Monday, May 11, 2009 3:54:41 PM

Post# of 83058
Leveraged buyout in the cards for CPRK?

The rest of the story as promised in my earlier foreclosure email. This is the flip side to a forced chapter 11 or whatever.

I keep asking the question following question and I have received less then satisfying answers from CPRK.

Why would CPRK not be willing to list their stock? What could possibly be their real motive when it is actually providing a smaller revenue stream when dilutions occur?

It makes absolutely no sense to give away their stock at these prices even if they are restricted shares unless there is something that has been overlooked. This would be to dilute enough people out of the picture so somebody could institute a privatization effort.

This theory holds true even if the price were to rocket up to .10 -.30 pps (let alone at .02 which is way to cheap)

At these bargain basement prices a leveraged buyout would make perfect sense. This is the only other real possibility of why they are not listing. (I totally discount that they are to ignorant or stupid or whatever.... That is absolutely naive and anyone would be seriously underestimating the business accumen of the insiders if they seriously entertained anything along these lines. They did not get rich by being foolish.)

They the supermajority stockholders (insiders) may be in current discussions on this very possibility. So it is a quiet time for the management. But the good news is that things have a way of perculating around the hedge funds managers.

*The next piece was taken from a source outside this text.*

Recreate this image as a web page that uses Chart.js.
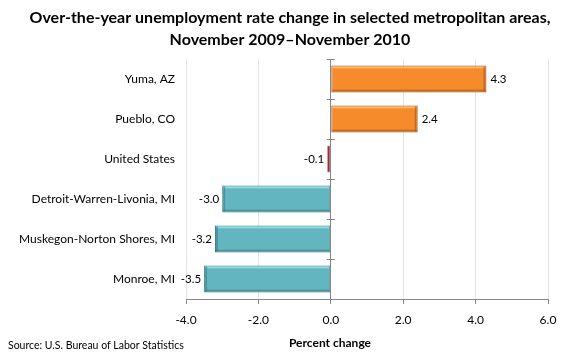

This may be the real reason why they won't list because then the ownership relationships are revealed and other groups may try to compete for an alternate leveraged buyout.

Seriously what if a group of the insiders that hold 2/3 of the stock vote to buy us all out? (Commonly called a supermajority.)

They do not need any votes from the float shares to get this done. We would all probably make some pretty good money but we could be shut out from some of the largest gains in the future.

This type of financial arrangement would be a huge positive to the largest insider shareholders and if the news were to leak out before it could happen the publicly traded shares could skyrocket. Which coincidently would benefit the shareholders who are holding the float. (Which includes myself)

This whole arrears/foreclosure issue may even be a ploy to keep the stock depressed or maybe they want more value since they see this leveraged buyout coming as well.

What a twist this would be to all of us outsiders (25%) that think or are counting on having a long position in this company.

Quick ED 101: A leveraged buyout or privatization is when a public company buys out its shareholders and becomes private. This is typically done through a leveraged buyout. It can occur when the buyers believe the securities have been undervalued by investors. Public companies can and have become private by having all of their shares purchased by an individual or small group of investors, or by another company that is private.

A supermajority is required for this sort of offer to be approved by both the States of Nevada & Utah. But once approved then usually all the shareholders are compelled to sell at the agreed-upon price and the company becomes private.